Ce nouveau monde vers lequel ils ont vraiment marché... Toutes les histoires de migrants, de réfugiés, d'exilés, parlent de marches, de voyage à pied sur des centaines, voire des milliers de kilomètres. Ils ont la foi. Ils sont sûrs qu'au bout du chemin, là devant eux, est leur brillant avenir. Ils votent avec leurs pieds.

Dans les villages d'où partent les migrants, ceux qui restent sont jugés comme des poltrons, des poules mouillées. Alors le phénomène s'emplifie très vite. Ton oncle est parti, le frère de ta copine est parti, même le vieux chef du village est parti. Rester signifie que tu n'as pas d'espoir dans ton avenir.

Donc, cette énorme vague migratoire se met en branle et arrive sur nos côtes, dans nos contrées, dans nos villes. Et nous en avons peur. C'est là qu'entrent en jeu les accusations de communautarisme, les incantations d'assimilation et d'intégration.

Acte 2, l'intégration. Si tu as survécu à toutes les embûches, tu arrives un jour sur une place dans une ville où on t'a dit que des gens de ta tribu t'attendent et qu'ils t'aideront... à t'intégrer. S'intégrer dans la logique des migrants qui arrivent, c'est se procurer des "papiers", d'une façon ou d'une autre, légalement ou pas. L'idée de "papier" pour définir son existence, c'est nouveau pour ceux qui arrivent. C'est le sésame de leur 'intégration". On leur fichera la paix s'ils ont des "papiers". C'est tout ce qu'ils veulent, qu'on leur fiche la paix. Oui, c'est vrai, les migrants d'Afrique ne cherchent pas franchement à assimiler la façon de vivre des Français autochtones. Ils trouvent triste notre mode de vie. Ils trouvent qu'on n'a pas le sens de la famille, du clan, de la tribu. Ils trouvent qu'on ne rit pas beaucoup et qu'on ne danse pas souvent. Ils trouvent que tout est tellement "organisé".

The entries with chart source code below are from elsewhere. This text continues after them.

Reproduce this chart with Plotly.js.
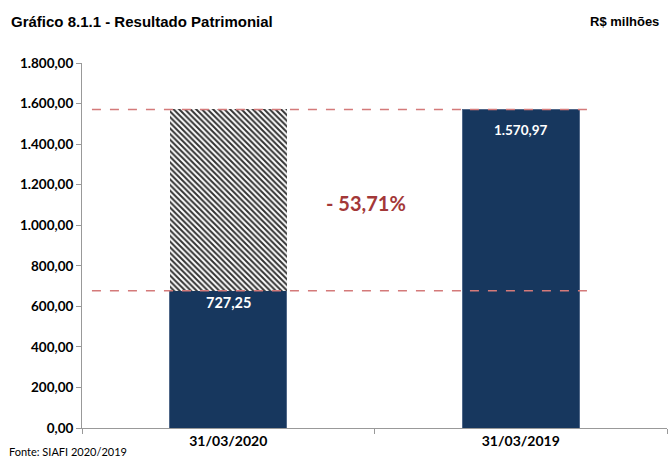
<!DOCTYPE html>
<html>
<head>
<meta charset="utf-8">
<script src="https://cdn.plot.ly/plotly-3.0.1.min.js"></script>
<style>html,body{margin:0;padding:0;background:#fff;}#chart{width:671px;height:459px;}</style>
</head>
<body>
<div id="chart"></div>
<script>
// Data
const categories = ['31/03/2020', '31/03/2019'];
const labelValues = [727.25, 1570.97];          // printed data labels
const barHeights = [677, 1571];                 // drawn bar heights
const hatchHeights = [894, null];               // hatched part stacked on top of 2020 bar
const changeText = '- 53,71%';
const yTickVals = [0, 200, 400, 600, 800, 1000, 1200, 1400, 1600, 1800];

function fmtBR(v) {
  const parts = v.toFixed(2).split('.');
  parts[0] = parts[0].replace(/\B(?=(\d{3})+(?!\d))/g, '.');
  return parts[0] + ',' + parts[1];
}
const yTickText = yTickVals.map(fmtBR);

const fontFam = 'Lato, "Open Sans", sans-serif';
const narrow = '"Liberation Sans Narrow", "Liberation Sans", Arial, sans-serif';

const traces = [
  {
    type: 'bar', x: categories, y: barHeights,
    marker: {color: '#17375e', line: {color: '#4f6788', width: 1}},
    hoverinfo: 'skip', showlegend: false
  },
  {
    type: 'bar', x: categories, y: hatchHeights,
    marker: {color: '#ffffff', line: {width: 0},
      pattern: {shape: '\\', fgcolor: '#333333', bgcolor: '#ffffff', size: 4, solidity: 0.5}},
    hoverinfo: 'skip', showlegend: false
  }
];

const annotations = [
  {xref: 'x', yref: 'y', x: categories[0], y: barHeights[0], yanchor: 'top', yshift: -1,
   text: fmtBR(labelValues[0]), showarrow: false,
   font: {family: fontFam, size: 14.5, color: '#ffffff', weight: 'bold'}},
  {xref: 'x', yref: 'y', x: categories[1], y: barHeights[1], yanchor: 'top', yshift: -11,
   text: fmtBR(labelValues[1]), showarrow: false,
   font: {family: fontFam, size: 13.5, color: '#ffffff', weight: 'bold'}},
  {xref: 'x', yref: 'y', x: 0.47, y: (barHeights[0] + barHeights[1]) / 2 - 15,
   text: changeText, showarrow: false, xanchor: 'center', yanchor: 'middle',
   font: {family: fontFam, size: 20, color: '#a33838', weight: 'bold'}},
  {xref: 'paper', yref: 'paper', x: -0.125, y: 1.115, xanchor: 'left', yanchor: 'middle',
   text: 'Gráfico 8.1.1 - Resultado Patrimonial', showarrow: false,
   font: {family: narrow, size: 15, color: '#000', weight: 'bold'}},
  {xref: 'paper', yref: 'paper', x: 0.99, y: 1.115, xanchor: 'right', yanchor: 'middle',
   text: 'R$ milhões', showarrow: false,
   font: {family: narrow, size: 13, color: '#000', weight: 'bold'}},
  {xref: 'paper', yref: 'paper', x: -0.128, y: -0.065, xanchor: 'left', yanchor: 'middle',
   text: 'Fonte: SIAFI 2020/2019', showarrow: false,
   font: {family: fontFam, size: 11, color: '#000'}}
];

const shapes = barHeights.map(h => ({
  type: 'line', xref: 'x', yref: 'y', x0: -0.466, x1: 1.237, y0: h, y1: h,
  line: {color: '#d47a7a', width: 1.5, dash: 'dash'}
}));

const layout = {
  width: 671, height: 459,
  margin: {l: 82, r: 4, t: 63, b: 31},
  paper_bgcolor: '#ffffff', plot_bgcolor: '#ffffff',
  barmode: 'stack', bargap: 0.6,
  xaxis: {
    type: 'category', range: [-0.5, 1.5], showline: true, linecolor: '#999999', linewidth: 1,
    ticks: 'outside', tickson: 'boundaries', ticklen: 5, tickcolor: '#999999',
    showgrid: false, zeroline: false, fixedrange: true,
    tickfont: {family: fontFam, size: 14, color: '#000', weight: 'bold'}
  },
  yaxis: {
    range: [0, 1800], tickvals: yTickVals, ticktext: yTickText,
    showline: true, linecolor: '#999999', linewidth: 1,
    ticks: 'outside', ticklen: 5, tickcolor: '#999999',
    showgrid: false, zeroline: false, fixedrange: true,
    tickfont: {family: fontFam, size: 13.5, color: '#000', weight: 'bold'}
  },
  annotations: annotations,
  shapes: shapes
};

Plotly.newPlot('chart', traces, layout, {displayModeBar: false, staticPlot: true});
</script>
</body>
</html>
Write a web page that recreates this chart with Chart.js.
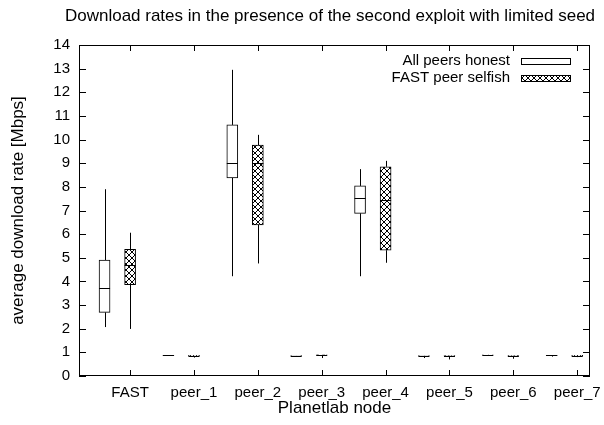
<!DOCTYPE html>
<html>
<head>
<meta charset="utf-8">
<script src="https://cdn.jsdelivr.net/npm/chart.js@4.4.1/dist/chart.umd.min.js"></script>
<style>
body { margin: 0; background: white; }
</style>
</head>
<body>
<canvas id="chart" width="604" height="425"></canvas>
<script>
// nodes on the x axis
const nodes = ['FAST', 'peer_1', 'peer_2', 'peer_3', 'peer_4', 'peer_5', 'peer_6', 'peer_7']

// all peers honest (Mbps)
const honestMin = [2.07, 0.85, 4.22, 0.84, 4.22, 0.76, 0.89, 0.82]
const honestQ1  = [2.69, 0.86, 8.38, 0.85, 6.88, 0.85, 0.89, 0.86]
const honestMed = [3.72, 0.87, 9.00, 0.85, 7.53, 0.86, 0.90, 0.87]
const honestQ3  = [4.90, 0.87, 10.62, 0.86, 8.04, 0.86, 0.90, 0.87]
const honestMax = [7.90, 0.88, 12.95, 0.86, 8.75, 0.87, 0.91, 0.88]

// FAST peer selfish (Mbps)
const selfishMin = [1.99, 0.78, 4.76, 0.76, 4.79, 0.70, 0.73, 0.80]
const selfishQ1  = [3.86, 0.85, 6.39, 0.89, 5.32, 0.85, 0.85, 0.85]
const selfishMed = [4.70, 0.86, 9.03, 0.90, 7.44, 0.86, 0.86, 0.86]
const selfishQ3  = [5.36, 0.87, 9.77, 0.90, 8.85, 0.86, 0.86, 0.87]
const selfishMax = [6.06, 0.88, 10.20, 0.91, 9.10, 0.87, 0.87, 0.88]

const honestShift = -0.4
const selfishShift = 0

const yTicks = [0, 1, 2, 3, 4, 5, 6, 7, 8, 9, 10, 11, 12, 13, 14]

const fontFamily = '"Liberation Sans", Arial, Helvetica, sans-serif'
Chart.defaults.font.family = fontFamily
Chart.defaults.font.size = 15
Chart.defaults.color = 'black'

const canvas = document.querySelector('#chart')
const ctx = canvas.getContext('2d')

// cross hatch fill like gnuplot pattern
function makeHatch() {
    const tile = document.createElement('canvas')
    tile.width = 6
    tile.height = 6
    const g = tile.getContext('2d')
    g.fillStyle = 'white'
    g.fillRect(0, 0, 6, 6)
    g.strokeStyle = 'black'
    g.lineWidth = 1
    g.beginPath()
    g.moveTo(0, 0); g.lineTo(6, 6)
    g.moveTo(6, 0); g.lineTo(0, 6)
    g.stroke()
    return ctx.createPattern(tile, 'repeat')
}
const hatch = makeHatch()

const series = [
    {min: honestMin, q1: honestQ1, med: honestMed, q3: honestQ3, max: honestMax, shift: honestShift},
    {min: selfishMin, q1: selfishQ1, med: selfishMed, q3: selfishQ3, max: selfishMax, shift: selfishShift}
]

const boxWidth = 11

const boxPlugin = {
    id: 'boxExtras',
    beforeDatasetsDraw(chart) {
        // whiskers
        const c = chart.ctx
        const xs = chart.scales.x
        const ys = chart.scales.y
        c.save()
        c.strokeStyle = 'black'
        c.lineWidth = 1
        series.forEach(function (s) {
            nodes.forEach(function (n, i) {
                const x = Math.round(xs.getPixelForValue(i + s.shift)) + 0.5
                c.beginPath()
                c.moveTo(x, ys.getPixelForValue(s.min[i]))
                c.lineTo(x, ys.getPixelForValue(s.q1[i]))
                c.moveTo(x, ys.getPixelForValue(s.q3[i]))
                c.lineTo(x, ys.getPixelForValue(s.max[i]))
                c.stroke()
            })
        })
        c.restore()
    },
    afterDatasetsDraw(chart) {
        // medians
        const c = chart.ctx
        const xs = chart.scales.x
        const ys = chart.scales.y
        c.save()
        c.strokeStyle = 'black'
        c.lineWidth = 1
        series.forEach(function (s) {
            nodes.forEach(function (n, i) {
                const x = xs.getPixelForValue(i + s.shift)
                const y = Math.round(ys.getPixelForValue(s.med[i])) + 0.5
                c.beginPath()
                c.moveTo(x - boxWidth / 2, y)
                c.lineTo(x + boxWidth / 2, y)
                c.stroke()
            })
        })
        c.restore()
    },
    afterDraw(chart) {
        const c = chart.ctx
        const ca = chart.chartArea
        const xs = chart.scales.x
        const ys = chart.scales.y
        c.save()
        c.strokeStyle = 'black'
        c.lineWidth = 1
        // frame
        c.strokeRect(ca.left + 0.5, ca.top + 0.5, ca.right - ca.left - 1, ca.bottom - ca.top - 1)
        // inward ticks on all sides
        c.beginPath()
        yTicks.forEach(function (v) {
            const y = Math.round(ys.getPixelForValue(v)) + 0.5
            c.moveTo(ca.left, y); c.lineTo(ca.left + 7, y)
            c.moveTo(ca.right, y); c.lineTo(ca.right - 7, y)
        })
        nodes.forEach(function (n, i) {
            const x = Math.round(xs.getPixelForValue(i)) + 0.5
            c.moveTo(x, ca.bottom); c.lineTo(x, ca.bottom - 6)
            c.moveTo(x, ca.top); c.lineTo(x, ca.top + 6)
        })
        c.stroke()

        // title
        c.fillStyle = 'black'
        c.font = '17px ' + fontFamily
        c.textAlign = 'center'
        c.textBaseline = 'middle'
        c.fillText('Download rates in the presence of the second exploit with limited seed', 330, 16)

        // legend
        c.font = '15px ' + fontFamily
        c.textAlign = 'right'
        const labels = ['All peers honest', 'FAST peer selfish']
        const fills = ['white', hatch]
        labels.forEach(function (t, k) {
            const y = 61 + k * 17
            c.fillStyle = 'black'
            c.fillText(t, ca.right - 80, y)
            c.fillStyle = fills[k]
            c.fillRect(ca.right - 69, y - 3, 49, 6)
            c.strokeRect(ca.right - 69 + 0.5, y - 3 + 0.5, 49, 6)
        })
        c.restore()
    }
}

const myChart = new Chart(canvas, {
    type: 'bar',
    data: {
        datasets: [{
            label: 'All peers honest',
            data: nodes.map((n, i) => ({x: i + honestShift, y: [honestQ1[i], honestQ3[i]]})),
            backgroundColor: 'white',
            borderColor: 'black',
            borderWidth: 1,
            borderSkipped: false,
            barThickness: boxWidth,
            grouped: false
        }, {
            label: 'FAST peer selfish',
            data: nodes.map((n, i) => ({x: i + selfishShift, y: [selfishQ1[i], selfishQ3[i]]})),
            backgroundColor: hatch,
            borderColor: 'black',
            borderWidth: 1,
            borderSkipped: false,
            barThickness: boxWidth,
            grouped: false
        }]
    },
    options: {
        responsive: false,
        animation: false,
        layout: {padding: {top: 45, right: 14, bottom: 0, left: 0}},
        plugins: {
            legend: {display: false},
            tooltip: {enabled: false}
        },
        scales: {
            x: {
                type: 'linear',
                offset: false,
                min: -0.8,
                max: 7.2,
                grid: {display: false, drawTicks: false, offset: false},
                border: {display: false},
                afterBuildTicks: s => { s.ticks = nodes.map((n, i) => ({value: i})) },
                afterFit: s => {
                    s.height = 49
                    s.paddingLeft = 0
                    s.paddingRight = 0
                },
                ticks: {
                    padding: 8,
                    maxRotation: 0,
                    autoSkip: false,
                    callback: v => nodes[v]
                },
                title: {display: true, text: 'Planetlab node', font: {size: 17}, padding: {top: 0, bottom: 6}}
            },
            y: {
                min: 0,
                max: 14,
                grid: {display: false, drawTicks: false},
                border: {display: false},
                afterFit: s => { s.width = 79 },
                ticks: {stepSize: 1, padding: 9},
                title: {display: true, text: 'average download rate [Mbps]', font: {size: 17}, padding: {top: 8, bottom: 0}}
            }
        }
    },
    plugins: [boxPlugin]
})
</script>
</body>
</html>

Je pourrais continuer comme ça très longtemps. Les dix années que j'ai partagées avec des immigrés en région Rhône-Alpes dans les années 70-80 m'ont vraiment appris beaucoup et m'ont ouvert les yeux. J'aurais pu être utile, à l'époque, dans les efforts de l'Administration pour comprendre ce qui se passait. J'étais en fac, en licence d'ethnologie. Mais ce que j'avais à dire n'intéressait personne. Il y a pourtant de nombreuses études faites par des gens dignes de foi, intelligents, compétents. La licence d'ethnologie, les profs d'ethnologie, pour quoi faire alors? ça se passe comme si on ne voulait pas savoir, on préfère s'inventer des histoires et des modèles et croire à des chimères d'assimilation sur le modèle australien ou canadien des années 60. Bonne chance alors!